DATA ENTRIES -
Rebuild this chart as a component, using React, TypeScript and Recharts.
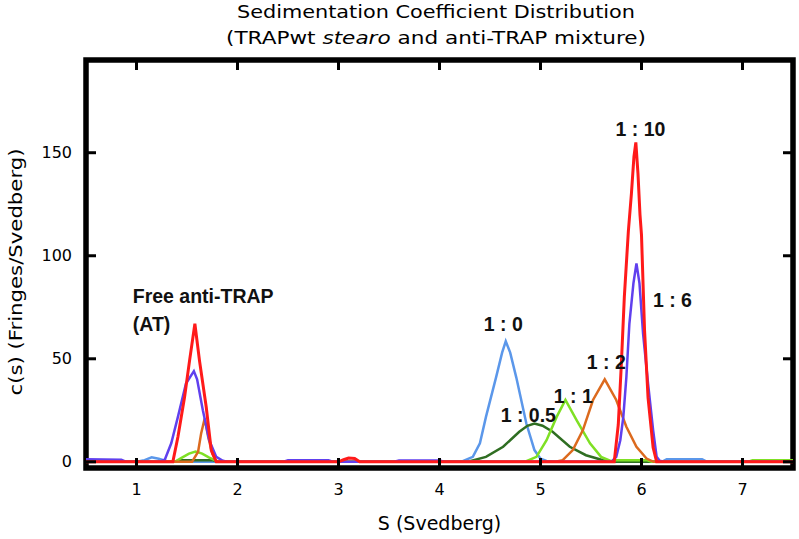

---

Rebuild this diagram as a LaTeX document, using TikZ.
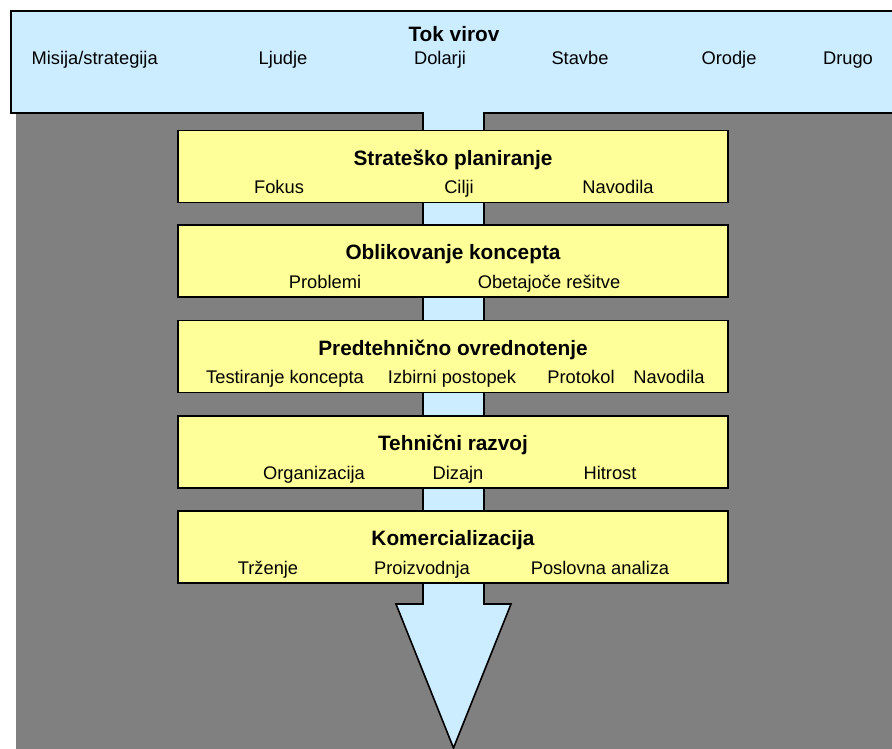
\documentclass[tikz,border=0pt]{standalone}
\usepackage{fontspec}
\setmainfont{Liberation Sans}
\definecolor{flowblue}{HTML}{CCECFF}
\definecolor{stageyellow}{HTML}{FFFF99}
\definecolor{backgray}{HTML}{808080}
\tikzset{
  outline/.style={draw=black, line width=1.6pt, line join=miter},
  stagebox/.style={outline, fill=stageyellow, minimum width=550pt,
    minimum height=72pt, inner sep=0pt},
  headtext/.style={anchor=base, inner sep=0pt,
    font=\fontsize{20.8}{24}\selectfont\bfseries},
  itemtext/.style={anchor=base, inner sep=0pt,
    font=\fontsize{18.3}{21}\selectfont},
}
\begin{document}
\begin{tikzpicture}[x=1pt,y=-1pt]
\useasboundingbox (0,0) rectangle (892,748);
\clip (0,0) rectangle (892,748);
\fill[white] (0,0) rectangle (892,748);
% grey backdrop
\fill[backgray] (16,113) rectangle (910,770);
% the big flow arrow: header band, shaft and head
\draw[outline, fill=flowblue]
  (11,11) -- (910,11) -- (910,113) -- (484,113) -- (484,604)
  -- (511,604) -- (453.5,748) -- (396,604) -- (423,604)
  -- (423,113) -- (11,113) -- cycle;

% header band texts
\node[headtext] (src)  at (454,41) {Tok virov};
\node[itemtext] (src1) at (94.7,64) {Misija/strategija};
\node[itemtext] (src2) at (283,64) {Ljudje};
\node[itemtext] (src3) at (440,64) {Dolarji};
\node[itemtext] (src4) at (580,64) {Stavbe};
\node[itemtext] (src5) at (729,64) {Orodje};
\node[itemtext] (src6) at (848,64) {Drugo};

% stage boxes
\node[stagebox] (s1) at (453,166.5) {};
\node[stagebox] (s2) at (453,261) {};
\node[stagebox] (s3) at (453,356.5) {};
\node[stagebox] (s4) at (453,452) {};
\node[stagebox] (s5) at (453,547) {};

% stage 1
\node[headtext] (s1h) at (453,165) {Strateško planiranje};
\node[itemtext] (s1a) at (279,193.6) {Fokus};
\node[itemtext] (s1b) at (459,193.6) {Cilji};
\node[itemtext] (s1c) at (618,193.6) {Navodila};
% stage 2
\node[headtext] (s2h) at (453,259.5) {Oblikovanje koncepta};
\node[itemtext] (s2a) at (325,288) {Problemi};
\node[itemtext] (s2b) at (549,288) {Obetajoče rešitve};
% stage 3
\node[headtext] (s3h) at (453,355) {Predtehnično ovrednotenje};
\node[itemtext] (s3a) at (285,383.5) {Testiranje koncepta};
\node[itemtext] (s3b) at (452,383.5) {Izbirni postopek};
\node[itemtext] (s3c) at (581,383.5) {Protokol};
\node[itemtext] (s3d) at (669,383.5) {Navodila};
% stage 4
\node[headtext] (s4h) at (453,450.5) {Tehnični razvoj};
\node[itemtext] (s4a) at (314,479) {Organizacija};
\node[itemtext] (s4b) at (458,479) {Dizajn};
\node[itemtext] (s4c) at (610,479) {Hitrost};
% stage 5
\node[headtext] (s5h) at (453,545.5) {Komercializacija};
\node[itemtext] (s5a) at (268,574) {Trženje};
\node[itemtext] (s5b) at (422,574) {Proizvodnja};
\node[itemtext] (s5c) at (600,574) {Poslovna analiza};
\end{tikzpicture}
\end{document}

---

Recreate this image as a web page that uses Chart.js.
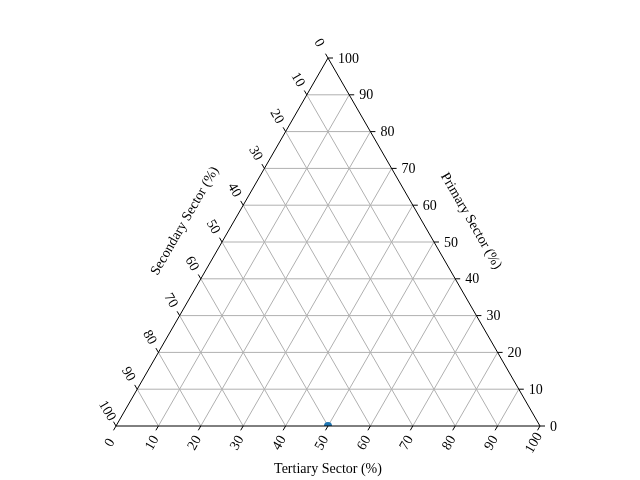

SHORT TASK -
Extract each line holding the string "Rebuild".

OUTPUT BELOW -
Rebuild this chart as a component, using React, TypeScript and Recharts.
Rebuild this diagram as a LaTeX document, using TikZ.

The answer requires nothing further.